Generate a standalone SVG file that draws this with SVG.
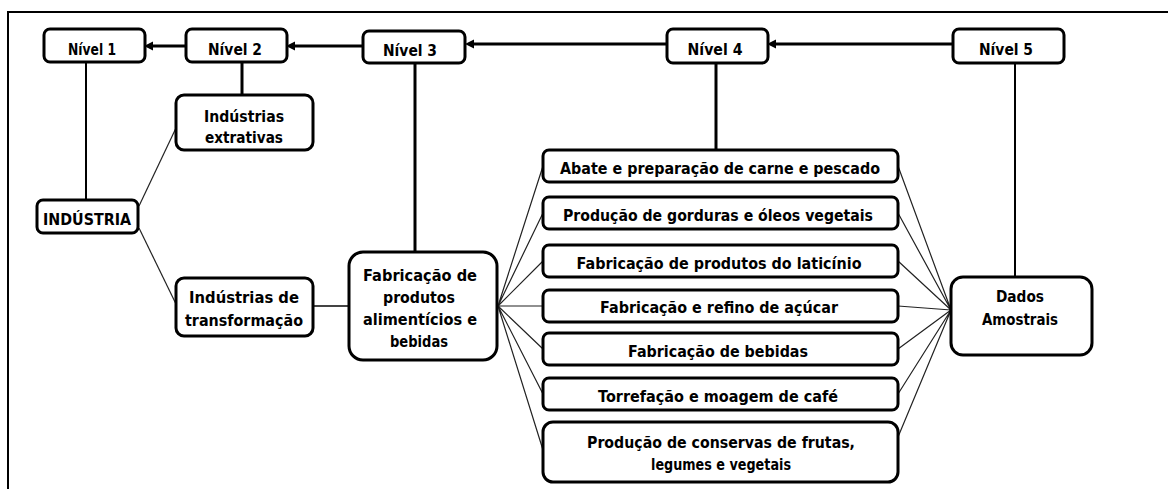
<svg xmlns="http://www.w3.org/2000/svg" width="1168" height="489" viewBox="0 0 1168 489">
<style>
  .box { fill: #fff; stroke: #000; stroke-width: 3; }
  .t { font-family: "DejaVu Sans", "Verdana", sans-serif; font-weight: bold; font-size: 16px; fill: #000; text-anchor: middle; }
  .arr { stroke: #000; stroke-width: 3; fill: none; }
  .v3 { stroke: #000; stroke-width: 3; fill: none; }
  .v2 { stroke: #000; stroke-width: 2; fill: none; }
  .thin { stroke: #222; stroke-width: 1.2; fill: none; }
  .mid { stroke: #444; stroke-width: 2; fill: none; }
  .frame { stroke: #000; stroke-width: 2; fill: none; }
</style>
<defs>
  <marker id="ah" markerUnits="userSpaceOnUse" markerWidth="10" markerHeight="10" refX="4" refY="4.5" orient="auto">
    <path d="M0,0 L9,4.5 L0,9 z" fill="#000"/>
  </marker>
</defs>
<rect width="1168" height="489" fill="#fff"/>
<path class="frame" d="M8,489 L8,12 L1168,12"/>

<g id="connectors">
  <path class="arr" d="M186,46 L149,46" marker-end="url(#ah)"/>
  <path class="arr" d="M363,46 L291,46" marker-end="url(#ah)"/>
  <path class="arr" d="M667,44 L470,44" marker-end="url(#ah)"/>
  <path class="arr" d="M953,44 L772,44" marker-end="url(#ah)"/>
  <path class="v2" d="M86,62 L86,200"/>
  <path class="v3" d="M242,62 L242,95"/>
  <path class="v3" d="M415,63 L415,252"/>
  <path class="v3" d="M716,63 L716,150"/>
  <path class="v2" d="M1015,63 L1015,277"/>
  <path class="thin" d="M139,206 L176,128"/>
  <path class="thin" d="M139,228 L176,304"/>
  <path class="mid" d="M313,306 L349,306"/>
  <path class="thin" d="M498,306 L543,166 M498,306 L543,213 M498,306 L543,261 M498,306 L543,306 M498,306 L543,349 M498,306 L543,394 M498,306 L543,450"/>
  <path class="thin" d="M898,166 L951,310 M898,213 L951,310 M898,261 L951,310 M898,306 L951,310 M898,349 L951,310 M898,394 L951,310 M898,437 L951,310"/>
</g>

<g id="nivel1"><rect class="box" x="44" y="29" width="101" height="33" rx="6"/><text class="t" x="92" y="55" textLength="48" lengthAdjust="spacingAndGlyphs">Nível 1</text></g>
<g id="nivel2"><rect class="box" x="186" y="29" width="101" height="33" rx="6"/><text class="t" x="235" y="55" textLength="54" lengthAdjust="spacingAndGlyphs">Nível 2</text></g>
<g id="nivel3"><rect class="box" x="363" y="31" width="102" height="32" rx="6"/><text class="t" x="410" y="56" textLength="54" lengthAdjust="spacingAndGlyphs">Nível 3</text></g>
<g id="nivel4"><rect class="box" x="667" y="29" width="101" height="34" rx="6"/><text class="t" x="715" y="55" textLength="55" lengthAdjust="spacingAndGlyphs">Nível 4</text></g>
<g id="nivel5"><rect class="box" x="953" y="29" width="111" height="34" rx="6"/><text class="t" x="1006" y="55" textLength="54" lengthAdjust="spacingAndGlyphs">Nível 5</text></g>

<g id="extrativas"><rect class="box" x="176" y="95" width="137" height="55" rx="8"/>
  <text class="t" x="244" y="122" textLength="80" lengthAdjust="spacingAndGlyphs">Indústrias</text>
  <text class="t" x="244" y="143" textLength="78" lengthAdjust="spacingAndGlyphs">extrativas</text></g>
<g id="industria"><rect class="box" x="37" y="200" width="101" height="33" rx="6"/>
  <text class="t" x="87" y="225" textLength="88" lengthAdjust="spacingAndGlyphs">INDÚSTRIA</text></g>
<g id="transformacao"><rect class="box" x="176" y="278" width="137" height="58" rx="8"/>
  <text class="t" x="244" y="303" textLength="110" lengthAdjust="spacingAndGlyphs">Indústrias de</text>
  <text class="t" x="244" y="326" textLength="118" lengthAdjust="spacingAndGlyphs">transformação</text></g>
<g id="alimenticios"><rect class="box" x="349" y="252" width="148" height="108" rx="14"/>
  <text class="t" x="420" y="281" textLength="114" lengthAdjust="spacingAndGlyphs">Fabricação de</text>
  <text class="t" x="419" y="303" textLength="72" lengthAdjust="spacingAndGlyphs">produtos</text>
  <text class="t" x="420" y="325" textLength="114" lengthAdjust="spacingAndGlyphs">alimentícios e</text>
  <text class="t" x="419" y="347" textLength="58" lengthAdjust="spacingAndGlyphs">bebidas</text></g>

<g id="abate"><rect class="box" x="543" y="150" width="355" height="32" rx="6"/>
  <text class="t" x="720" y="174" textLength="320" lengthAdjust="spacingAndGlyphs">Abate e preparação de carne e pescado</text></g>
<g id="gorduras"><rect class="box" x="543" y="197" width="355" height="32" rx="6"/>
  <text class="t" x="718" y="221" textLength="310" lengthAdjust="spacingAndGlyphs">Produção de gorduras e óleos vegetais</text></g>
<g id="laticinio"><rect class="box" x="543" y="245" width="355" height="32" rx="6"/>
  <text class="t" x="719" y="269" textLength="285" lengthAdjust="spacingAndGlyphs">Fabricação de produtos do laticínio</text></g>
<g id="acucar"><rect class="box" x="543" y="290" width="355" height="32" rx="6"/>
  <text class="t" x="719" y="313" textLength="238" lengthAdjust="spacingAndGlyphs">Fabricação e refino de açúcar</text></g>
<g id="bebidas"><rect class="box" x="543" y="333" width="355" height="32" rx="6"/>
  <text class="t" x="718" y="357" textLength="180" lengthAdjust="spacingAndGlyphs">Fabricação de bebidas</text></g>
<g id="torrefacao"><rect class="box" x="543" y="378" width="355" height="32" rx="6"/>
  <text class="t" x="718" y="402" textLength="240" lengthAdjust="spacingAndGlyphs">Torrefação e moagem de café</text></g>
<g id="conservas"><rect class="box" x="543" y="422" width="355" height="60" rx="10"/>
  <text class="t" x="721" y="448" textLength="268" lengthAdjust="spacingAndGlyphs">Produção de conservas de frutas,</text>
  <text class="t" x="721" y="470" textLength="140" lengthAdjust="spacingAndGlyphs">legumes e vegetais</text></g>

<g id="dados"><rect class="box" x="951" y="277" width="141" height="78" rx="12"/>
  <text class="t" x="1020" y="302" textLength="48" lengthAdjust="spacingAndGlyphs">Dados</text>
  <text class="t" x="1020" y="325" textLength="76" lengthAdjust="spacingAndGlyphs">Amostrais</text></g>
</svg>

::::::

TASK BRIEF: In your copy of the listing above, reproduce each line exactly and omit all pictures.

TASK RESULT:
Generate a standalone SVG file that draws this with SVG.
<svg xmlns="http://www.w3.org/2000/svg" width="1168" height="489" viewBox="0 0 1168 489">
<style>
  .box { fill: #fff; stroke: #000; stroke-width: 3; }
  .t { font-family: "DejaVu Sans", "Verdana", sans-serif; font-weight: bold; font-size: 16px; fill: #000; text-anchor: middle; }
  .arr { stroke: #000; stroke-width: 3; fill: none; }
  .v3 { stroke: #000; stroke-width: 3; fill: none; }
  .v2 { stroke: #000; stroke-width: 2; fill: none; }
  .thin { stroke: #222; stroke-width: 1.2; fill: none; }
  .mid { stroke: #444; stroke-width: 2; fill: none; }
  .frame { stroke: #000; stroke-width: 2; fill: none; }
</style>
<defs>
  <marker id="ah" markerUnits="userSpaceOnUse" markerWidth="10" markerHeight="10" refX="4" refY="4.5" orient="auto">
    <path d="M0,0 L9,4.5 L0,9 z" fill="#000"/>
  </marker>
</defs>
<rect width="1168" height="489" fill="#fff"/>
<path class="frame" d="M8,489 L8,12 L1168,12"/>

<g id="connectors">
  <path class="arr" d="M186,46 L149,46" marker-end="url(#ah)"/>
  <path class="arr" d="M363,46 L291,46" marker-end="url(#ah)"/>
  <path class="arr" d="M667,44 L470,44" marker-end="url(#ah)"/>
  <path class="arr" d="M953,44 L772,44" marker-end="url(#ah)"/>
  <path class="v2" d="M86,62 L86,200"/>
  <path class="v3" d="M242,62 L242,95"/>
  <path class="v3" d="M415,63 L415,252"/>
  <path class="v3" d="M716,63 L716,150"/>
  <path class="v2" d="M1015,63 L1015,277"/>
  <path class="thin" d="M139,206 L176,128"/>
  <path class="thin" d="M139,228 L176,304"/>
  <path class="mid" d="M313,306 L349,306"/>
  <path class="thin" d="M498,306 L543,166 M498,306 L543,213 M498,306 L543,261 M498,306 L543,306 M498,306 L543,349 M498,306 L543,394 M498,306 L543,450"/>
  <path class="thin" d="M898,166 L951,310 M898,213 L951,310 M898,261 L951,310 M898,306 L951,310 M898,349 L951,310 M898,394 L951,310 M898,437 L951,310"/>
</g>

<g id="nivel1"><rect class="box" x="44" y="29" width="101" height="33" rx="6"/><text class="t" x="92" y="55" textLength="48" lengthAdjust="spacingAndGlyphs">Nível 1</text></g>
<g id="nivel2"><rect class="box" x="186" y="29" width="101" height="33" rx="6"/><text class="t" x="235" y="55" textLength="54" lengthAdjust="spacingAndGlyphs">Nível 2</text></g>
<g id="nivel3"><rect class="box" x="363" y="31" width="102" height="32" rx="6"/><text class="t" x="410" y="56" textLength="54" lengthAdjust="spacingAndGlyphs">Nível 3</text></g>
<g id="nivel4"><rect class="box" x="667" y="29" width="101" height="34" rx="6"/><text class="t" x="715" y="55" textLength="55" lengthAdjust="spacingAndGlyphs">Nível 4</text></g>
<g id="nivel5"><rect class="box" x="953" y="29" width="111" height="34" rx="6"/><text class="t" x="1006" y="55" textLength="54" lengthAdjust="spacingAndGlyphs">Nível 5</text></g>

<g id="extrativas"><rect class="box" x="176" y="95" width="137" height="55" rx="8"/>
  <text class="t" x="244" y="122" textLength="80" lengthAdjust="spacingAndGlyphs">Indústrias</text>
  <text class="t" x="244" y="143" textLength="78" lengthAdjust="spacingAndGlyphs">extrativas</text></g>
<g id="industria"><rect class="box" x="37" y="200" width="101" height="33" rx="6"/>
  <text class="t" x="87" y="225" textLength="88" lengthAdjust="spacingAndGlyphs">INDÚSTRIA</text></g>
<g id="transformacao"><rect class="box" x="176" y="278" width="137" height="58" rx="8"/>
  <text class="t" x="244" y="303" textLength="110" lengthAdjust="spacingAndGlyphs">Indústrias de</text>
  <text class="t" x="244" y="326" textLength="118" lengthAdjust="spacingAndGlyphs">transformação</text></g>
<g id="alimenticios"><rect class="box" x="349" y="252" width="148" height="108" rx="14"/>
  <text class="t" x="420" y="281" textLength="114" lengthAdjust="spacingAndGlyphs">Fabricação de</text>
  <text class="t" x="419" y="303" textLength="72" lengthAdjust="spacingAndGlyphs">produtos</text>
  <text class="t" x="420" y="325" textLength="114" lengthAdjust="spacingAndGlyphs">alimentícios e</text>
  <text class="t" x="419" y="347" textLength="58" lengthAdjust="spacingAndGlyphs">bebidas</text></g>

<g id="abate"><rect class="box" x="543" y="150" width="355" height="32" rx="6"/>
  <text class="t" x="720" y="174" textLength="320" lengthAdjust="spacingAndGlyphs">Abate e preparação de carne e pescado</text></g>
<g id="gorduras"><rect class="box" x="543" y="197" width="355" height="32" rx="6"/>
  <text class="t" x="718" y="221" textLength="310" lengthAdjust="spacingAndGlyphs">Produção de gorduras e óleos vegetais</text></g>
<g id="laticinio"><rect class="box" x="543" y="245" width="355" height="32" rx="6"/>
  <text class="t" x="719" y="269" textLength="285" lengthAdjust="spacingAndGlyphs">Fabricação de produtos do laticínio</text></g>
<g id="acucar"><rect class="box" x="543" y="290" width="355" height="32" rx="6"/>
  <text class="t" x="719" y="313" textLength="238" lengthAdjust="spacingAndGlyphs">Fabricação e refino de açúcar</text></g>
<g id="bebidas"><rect class="box" x="543" y="333" width="355" height="32" rx="6"/>
  <text class="t" x="718" y="357" textLength="180" lengthAdjust="spacingAndGlyphs">Fabricação de bebidas</text></g>
<g id="torrefacao"><rect class="box" x="543" y="378" width="355" height="32" rx="6"/>
  <text class="t" x="718" y="402" textLength="240" lengthAdjust="spacingAndGlyphs">Torrefação e moagem de café</text></g>
<g id="conservas"><rect class="box" x="543" y="422" width="355" height="60" rx="10"/>
  <text class="t" x="721" y="448" textLength="268" lengthAdjust="spacingAndGlyphs">Produção de conservas de frutas,</text>
  <text class="t" x="721" y="470" textLength="140" lengthAdjust="spacingAndGlyphs">legumes e vegetais</text></g>

<g id="dados"><rect class="box" x="951" y="277" width="141" height="78" rx="12"/>
  <text class="t" x="1020" y="302" textLength="48" lengthAdjust="spacingAndGlyphs">Dados</text>
  <text class="t" x="1020" y="325" textLength="76" lengthAdjust="spacingAndGlyphs">Amostrais</text></g>
</svg>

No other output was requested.